The Cloud Threat Report by Unit 42 highlights the slow response time of security teams, taking an average of 6 days to resolve alerts. With attackers exploiting vulnerabilities within hours, integrated security tools become essential. In 2024, organizations will focus on consolidating cybersecurity stacks for better visibility, reduced costs, and improved results during digital transformation initiatives.

Operational Technology (OT) lies at the core of industrial organizations, but misconceptions about air gaps persist. The convergence of IT and OT, along with cloud connectivity, expands the attack surface. A Zero Trust architecture is crucial to enhancing OT cyber maturity, protecting critical systems, and managing increased risks in 2024.
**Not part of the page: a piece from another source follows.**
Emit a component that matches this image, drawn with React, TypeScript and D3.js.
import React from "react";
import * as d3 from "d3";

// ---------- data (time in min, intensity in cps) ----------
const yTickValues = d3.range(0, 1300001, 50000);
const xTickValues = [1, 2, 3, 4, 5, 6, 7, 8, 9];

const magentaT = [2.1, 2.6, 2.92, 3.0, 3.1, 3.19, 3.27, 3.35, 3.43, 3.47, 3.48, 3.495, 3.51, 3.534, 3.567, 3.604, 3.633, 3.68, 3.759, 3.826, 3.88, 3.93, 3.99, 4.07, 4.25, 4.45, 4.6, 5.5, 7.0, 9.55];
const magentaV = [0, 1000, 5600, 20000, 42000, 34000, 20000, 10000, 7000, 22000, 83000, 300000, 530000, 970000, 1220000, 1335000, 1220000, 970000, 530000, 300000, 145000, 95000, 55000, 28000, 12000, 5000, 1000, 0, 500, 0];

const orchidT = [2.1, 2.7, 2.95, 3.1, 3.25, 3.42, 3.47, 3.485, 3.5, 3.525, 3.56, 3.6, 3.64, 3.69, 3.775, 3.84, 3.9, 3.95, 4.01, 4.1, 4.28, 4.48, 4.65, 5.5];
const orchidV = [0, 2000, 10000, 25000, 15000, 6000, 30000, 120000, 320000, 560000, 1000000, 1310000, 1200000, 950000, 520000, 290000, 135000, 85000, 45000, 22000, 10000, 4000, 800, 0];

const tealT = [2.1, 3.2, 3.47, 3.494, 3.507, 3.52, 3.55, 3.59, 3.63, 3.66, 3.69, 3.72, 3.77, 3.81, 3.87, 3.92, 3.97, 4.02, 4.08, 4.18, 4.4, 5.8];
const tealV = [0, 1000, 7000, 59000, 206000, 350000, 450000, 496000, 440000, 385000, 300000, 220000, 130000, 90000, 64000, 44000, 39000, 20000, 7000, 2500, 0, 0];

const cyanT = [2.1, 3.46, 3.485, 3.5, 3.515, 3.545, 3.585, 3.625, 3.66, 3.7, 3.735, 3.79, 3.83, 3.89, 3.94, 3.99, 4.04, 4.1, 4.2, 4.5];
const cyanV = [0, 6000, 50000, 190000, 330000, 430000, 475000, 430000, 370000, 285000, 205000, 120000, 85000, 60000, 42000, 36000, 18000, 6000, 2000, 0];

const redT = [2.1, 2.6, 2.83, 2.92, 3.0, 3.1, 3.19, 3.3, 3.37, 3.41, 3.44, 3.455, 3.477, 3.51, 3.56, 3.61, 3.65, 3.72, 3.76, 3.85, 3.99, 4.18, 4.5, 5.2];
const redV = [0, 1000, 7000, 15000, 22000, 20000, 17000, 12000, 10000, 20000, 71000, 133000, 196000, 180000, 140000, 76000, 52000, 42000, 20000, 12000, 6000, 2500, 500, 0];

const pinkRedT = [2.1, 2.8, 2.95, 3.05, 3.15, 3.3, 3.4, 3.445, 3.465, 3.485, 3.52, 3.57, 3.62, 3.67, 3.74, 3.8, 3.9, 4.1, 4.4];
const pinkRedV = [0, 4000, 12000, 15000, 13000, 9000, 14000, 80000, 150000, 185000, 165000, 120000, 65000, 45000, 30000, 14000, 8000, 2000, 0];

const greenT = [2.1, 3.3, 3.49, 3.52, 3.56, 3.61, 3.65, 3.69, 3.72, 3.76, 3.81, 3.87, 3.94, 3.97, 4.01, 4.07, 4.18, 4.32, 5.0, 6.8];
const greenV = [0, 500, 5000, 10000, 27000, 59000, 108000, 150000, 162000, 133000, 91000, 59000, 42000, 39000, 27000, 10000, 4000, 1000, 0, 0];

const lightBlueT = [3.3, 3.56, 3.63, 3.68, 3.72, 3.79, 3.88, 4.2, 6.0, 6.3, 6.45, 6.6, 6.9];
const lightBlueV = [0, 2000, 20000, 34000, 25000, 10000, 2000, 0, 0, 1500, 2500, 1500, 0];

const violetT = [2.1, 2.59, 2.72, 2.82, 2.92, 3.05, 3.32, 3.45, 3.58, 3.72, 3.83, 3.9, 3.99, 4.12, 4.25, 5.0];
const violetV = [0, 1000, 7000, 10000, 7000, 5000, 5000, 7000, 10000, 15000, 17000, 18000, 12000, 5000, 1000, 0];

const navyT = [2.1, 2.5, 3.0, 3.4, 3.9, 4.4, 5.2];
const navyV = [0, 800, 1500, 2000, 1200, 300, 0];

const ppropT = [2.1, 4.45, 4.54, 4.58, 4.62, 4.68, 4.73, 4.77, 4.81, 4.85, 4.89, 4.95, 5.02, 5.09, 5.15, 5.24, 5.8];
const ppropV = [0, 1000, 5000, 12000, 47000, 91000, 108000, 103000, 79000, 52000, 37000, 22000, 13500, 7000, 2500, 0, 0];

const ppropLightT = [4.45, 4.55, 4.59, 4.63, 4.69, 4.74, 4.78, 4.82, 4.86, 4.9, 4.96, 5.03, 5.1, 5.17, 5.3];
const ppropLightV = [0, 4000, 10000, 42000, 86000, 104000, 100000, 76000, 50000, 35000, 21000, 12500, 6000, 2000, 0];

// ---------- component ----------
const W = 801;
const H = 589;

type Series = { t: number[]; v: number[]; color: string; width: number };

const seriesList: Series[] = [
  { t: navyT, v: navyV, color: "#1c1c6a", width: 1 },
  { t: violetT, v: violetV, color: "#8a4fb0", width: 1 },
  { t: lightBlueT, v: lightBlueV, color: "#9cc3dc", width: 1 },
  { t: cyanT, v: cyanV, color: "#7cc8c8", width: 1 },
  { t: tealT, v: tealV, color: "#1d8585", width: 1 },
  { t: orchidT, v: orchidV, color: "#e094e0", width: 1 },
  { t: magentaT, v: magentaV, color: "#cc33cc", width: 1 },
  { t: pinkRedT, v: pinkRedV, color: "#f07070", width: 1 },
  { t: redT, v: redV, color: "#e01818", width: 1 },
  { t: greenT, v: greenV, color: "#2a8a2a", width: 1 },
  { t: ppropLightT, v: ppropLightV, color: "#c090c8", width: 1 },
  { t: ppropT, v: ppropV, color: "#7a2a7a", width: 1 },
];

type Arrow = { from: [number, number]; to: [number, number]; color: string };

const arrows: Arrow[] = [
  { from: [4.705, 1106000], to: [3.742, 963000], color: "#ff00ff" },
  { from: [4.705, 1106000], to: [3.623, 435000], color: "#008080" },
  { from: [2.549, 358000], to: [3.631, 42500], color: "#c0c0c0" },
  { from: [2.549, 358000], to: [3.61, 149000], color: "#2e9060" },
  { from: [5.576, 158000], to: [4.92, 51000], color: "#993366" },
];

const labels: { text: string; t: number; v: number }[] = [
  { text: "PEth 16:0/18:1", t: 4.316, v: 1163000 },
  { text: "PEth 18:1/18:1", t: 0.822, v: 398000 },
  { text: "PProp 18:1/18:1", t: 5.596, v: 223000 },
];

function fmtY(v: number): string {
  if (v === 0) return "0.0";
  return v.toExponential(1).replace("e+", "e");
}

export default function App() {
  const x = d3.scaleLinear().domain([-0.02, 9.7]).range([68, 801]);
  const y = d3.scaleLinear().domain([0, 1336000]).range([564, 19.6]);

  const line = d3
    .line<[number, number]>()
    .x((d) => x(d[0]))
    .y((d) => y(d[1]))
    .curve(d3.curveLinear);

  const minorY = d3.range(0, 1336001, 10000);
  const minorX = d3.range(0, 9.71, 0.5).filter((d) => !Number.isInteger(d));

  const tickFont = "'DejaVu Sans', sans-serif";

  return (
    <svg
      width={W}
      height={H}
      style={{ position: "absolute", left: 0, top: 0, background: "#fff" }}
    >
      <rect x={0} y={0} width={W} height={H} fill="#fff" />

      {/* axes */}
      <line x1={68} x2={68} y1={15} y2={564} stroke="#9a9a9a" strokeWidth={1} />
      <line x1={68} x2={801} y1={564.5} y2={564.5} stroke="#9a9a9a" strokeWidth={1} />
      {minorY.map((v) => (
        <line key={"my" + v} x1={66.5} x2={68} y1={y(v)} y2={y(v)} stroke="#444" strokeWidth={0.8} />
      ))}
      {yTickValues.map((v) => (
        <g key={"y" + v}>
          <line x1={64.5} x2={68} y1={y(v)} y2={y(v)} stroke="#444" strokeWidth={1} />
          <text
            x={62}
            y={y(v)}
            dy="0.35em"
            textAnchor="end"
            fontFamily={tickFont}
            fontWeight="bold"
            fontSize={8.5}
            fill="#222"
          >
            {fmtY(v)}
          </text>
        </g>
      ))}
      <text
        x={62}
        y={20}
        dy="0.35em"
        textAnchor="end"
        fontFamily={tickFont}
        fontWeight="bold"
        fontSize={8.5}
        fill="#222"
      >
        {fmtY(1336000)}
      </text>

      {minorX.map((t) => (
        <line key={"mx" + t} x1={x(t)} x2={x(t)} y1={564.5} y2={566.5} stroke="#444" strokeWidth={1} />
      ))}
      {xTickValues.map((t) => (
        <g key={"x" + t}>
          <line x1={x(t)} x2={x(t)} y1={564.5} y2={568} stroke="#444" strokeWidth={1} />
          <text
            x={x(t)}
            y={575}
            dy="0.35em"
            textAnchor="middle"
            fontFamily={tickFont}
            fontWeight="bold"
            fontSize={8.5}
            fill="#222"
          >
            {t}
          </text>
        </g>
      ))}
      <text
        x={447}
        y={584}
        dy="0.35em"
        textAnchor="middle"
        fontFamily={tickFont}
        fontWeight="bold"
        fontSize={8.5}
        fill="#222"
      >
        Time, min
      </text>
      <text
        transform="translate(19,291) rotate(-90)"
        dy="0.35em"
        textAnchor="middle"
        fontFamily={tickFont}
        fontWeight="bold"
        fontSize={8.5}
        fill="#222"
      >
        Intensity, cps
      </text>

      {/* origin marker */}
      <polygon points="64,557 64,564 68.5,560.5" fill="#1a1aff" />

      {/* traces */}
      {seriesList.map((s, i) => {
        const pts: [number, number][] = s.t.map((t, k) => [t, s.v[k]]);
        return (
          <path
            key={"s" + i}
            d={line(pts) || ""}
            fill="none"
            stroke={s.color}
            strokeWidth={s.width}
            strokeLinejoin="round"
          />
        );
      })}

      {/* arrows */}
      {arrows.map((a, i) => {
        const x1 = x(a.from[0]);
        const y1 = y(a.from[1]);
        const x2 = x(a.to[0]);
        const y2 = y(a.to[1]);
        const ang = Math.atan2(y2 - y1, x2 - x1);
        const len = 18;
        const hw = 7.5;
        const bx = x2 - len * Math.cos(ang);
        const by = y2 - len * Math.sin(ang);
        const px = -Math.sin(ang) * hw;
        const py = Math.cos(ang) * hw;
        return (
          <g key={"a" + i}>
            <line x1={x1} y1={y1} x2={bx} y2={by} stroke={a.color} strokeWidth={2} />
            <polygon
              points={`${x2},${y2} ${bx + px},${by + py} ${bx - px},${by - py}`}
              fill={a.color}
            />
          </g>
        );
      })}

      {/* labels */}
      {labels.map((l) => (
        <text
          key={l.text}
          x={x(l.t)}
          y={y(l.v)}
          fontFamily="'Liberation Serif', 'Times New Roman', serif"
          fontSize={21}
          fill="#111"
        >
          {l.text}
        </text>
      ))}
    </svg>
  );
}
The geopolitical climate provides opportunities for hacktivists, who, with the cybercrime-as-a-service model, aim to disrupt major events. This necessitates a reevaluation of risk profiles, particularly in response to hacktivist activities manifesting through Distributed-Denial-of-Service (DDoS) attacks. In 2024, organizations must assess their risk profiles in response to the dynamic threat landscape.

“Going into 2024, highly motivated cybercriminals, nation-state attackers, and hacktivists will continue to innovate, expand, and exploit. Not much we can do to slow that down,” says Lim. “However, we could and should definitely address the complexity of our security capabilities with AI to make them more effective and cost-efficient.”